神話と歴史の間のエーゲ海

古代ギリシアの、神話から歴史に移るあたりの話を書きました。

リンドス(5):トレーポレモス

さてトロイア戦争の時に、リンドスを含むロドス島はギリシア側に立って兵を出しました。それを率いるのはヘーラクレースの子といわれるトレーポレモスでした。

 またトレーポレモスはヘーラクレースの子で、性(さが)勇ましく丈高く、
ロドス島より九艘の船を率いて来た、この気象のすぐれたロドス人らは
三つの部族にわかたれて、ロドスの島一帯にならび住まうもの、
リンドスイアーリュソスと、白亜に富めるカメイロスと(の三邑)に。


ホメーロスイーリアス」第2書 呉茂一訳 より


 さて、どうしてトレーポレモスはロドス島の領主に納まっているのでしょうか? それについてホメーロスは以下のように語ります。

さてトレーポレモスはというと、立派なつくりの館の中で
成人すると、たちまち父方の 伯父を殺してしまった、
もう年寄りかけたリキュムニオスとて 軍神アレースが伴侶(とも)なる者、
そこで直ぐ、船をいくつも造らせてから、者どもをあまた呼び寄せ、
祖国(くに)を逃れて海上に船出をしたのも、勇士ヘーラクレースの
他の息子ら、また孫たちが 仇を討とうと押しかけたため。


ホメーロスイーリアス」第2書 呉茂一訳 より

トレーポレモスはもともとはペロポネーソス半島のアルゴスに住んでいました。ある時、細かい事情は分からないのですが伯父(と上記の引用にはありますが、どうも祖父の弟らしい)のリキュムニオスを殺してしまったのでした。そのため、他のヘーラクレースの息子たちが復讐のためにトレーポレモスを襲うことになり、それから逃れるためにトレーポレモスは船で逃げたのでした。逃げたのはトレーポレモス一人ではなく妻と、郎党をつれての大移動でした。

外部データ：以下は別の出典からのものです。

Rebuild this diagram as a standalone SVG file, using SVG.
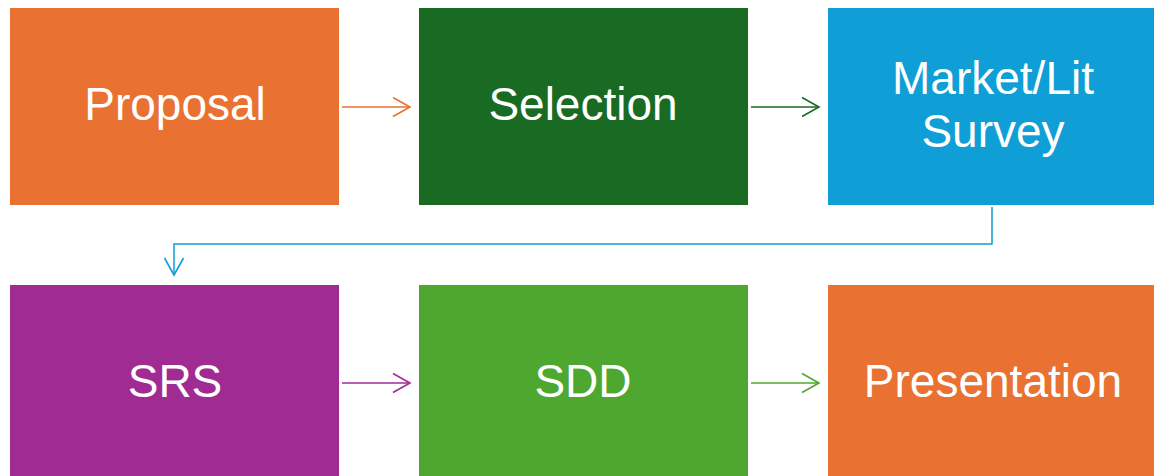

ところで彼は所々を流浪し さまざまな苦労を重ねつ、ロドスに来てから、
人々と、部族にしたがい、三部に分れて住まい付き、またゼウスの
いつくしみにも預っていたが、神々や人間どもを見そなわしたもう
神、クロノスの御子は また莫大な富を 彼らに注ぎ与えた。


ホメーロスイーリアス」第2書 呉茂一訳 より

そしてあちこちを転々とした後にロドス島について、3つの町に分かれて住んだということです。上の引用を読むと、それまでロドスにはリンドス、イアーリュソス、カメイロスの町はなくて、彼らがそれらの町を建設したかのように読めます。そうすると太陽神ヘーリオスの孫たちがこれらの町々を作ったという伝承とどのように整合を取ったらよいのでしょうか? 要するにロドス島の3市の創建の伝承にはヘーリアダイによるものとトレーポレモスによるものの2種類の伝承がある、ということのようです。


さてトロイア戦争にこの3つの町から兵を率いたトレーポレモスですが、戦場でリュキア軍の大将サルペードーンと一騎打ちをすることになります。トレーポレモスはヘーラクレースの子であり、ヘーラクレースの父親は大神ゼウスですから、トレーポレモスはゼウスの孫です。一方、リュキアのサルペードーンはゼウスの息子でした。リュキア軍はトロイア側に援軍として参加していたのでした。

その間にきびしい運命(さだめ)は、ヘーラクレースの子で、勇ましく、丈の高い
トレーポレモスを 神にひとしいサルペードーンへ向い立たせた。
さてこの二人がたがいに進み寄り、いよいよ間近となった折しも――
この両人とも、雲を集めるゼウス大神の、息子に片やは孫であったが――


ホメーロスイーリアス」第5書 呉茂一訳 より


両者は槍を投げ合います。

 こなたのトレーポレモスも
とねりこの槍をふり上げた、そして同時に、二人の手から
長い手槍が奔り飛んだ、サルペードーンは、対手の頸の真中へと
打ち当てたので、その痛々しい穂先が ずっぷりつきとおった、
して、敵のまなこをすっかりと 暗黒の夜が蔽ってしまった。
トレーポレポスの方はというと、(対手(あいて)の)左の腿太(ももた)へ長い手槍を
うち当てたれば、はやりにはやるその穂先は、骨をかすめて
衝き入ったが、父なる神が まだまだと、禍いを防いでやられた。


ホメーロスイーリアス」第5書 呉茂一訳 より

サルペードーンは傷を負いましたが、トレーポレモスは致命傷を負い、討たれてしまいました。